# Grandkids Christmas train board



## Robes (Jan 5, 2011)

Best advice I got was to build a small layout first. Boy,... learned a lot. So many times I did something that I made a written note in a spiral binder called NOTE TO SELF..... it usually started out by saying "don't do this again"...
Anyway.....many thanx to all those who answered my questions throughout the year....

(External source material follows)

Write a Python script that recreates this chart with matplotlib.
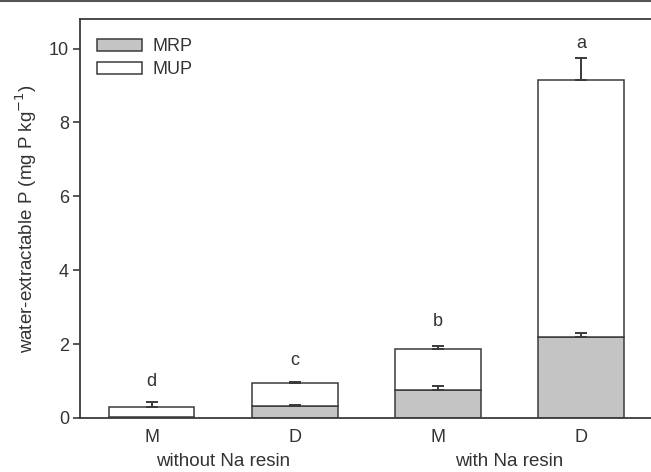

Yep,...that is MY table underneath,... three times as big!!


----------



## Dave Sams (Nov 24, 2010)

3 cheers to Grandpa!



Do I see supports for table expansion?


----------



## Robes (Jan 5, 2011)

Nope,...That is a table about three times the size of the one I did for the grand kids,...
... .... and it's all MINE!


----------



## tjcruiser (Jan 10, 2010)

I think your notebook deserves a page entitled "Make sure the grandkids have fun!" ... you need to put a big "accomplished" checkmark next to that one!

TJ


----------



## Robes (Jan 5, 2011)

The train board is still here in my cellar. My son was worried that the kids will destroy it. I told him that it can stay here and when they come over, they can play with it,...with my supervision. I need to show them how to run the train board,..and how trains really run. They just don't go from zero to 60 in second! What I am planning on doing is taking them down to the train yards this summer to see the real thing!

It will probably stay here till next Christmas,...BUT!,... the longer it stays here, the better it gets. I am installing lights in all the buildings and putting in a grass airstrip. What the heck!,... I can use more practice!!!


----------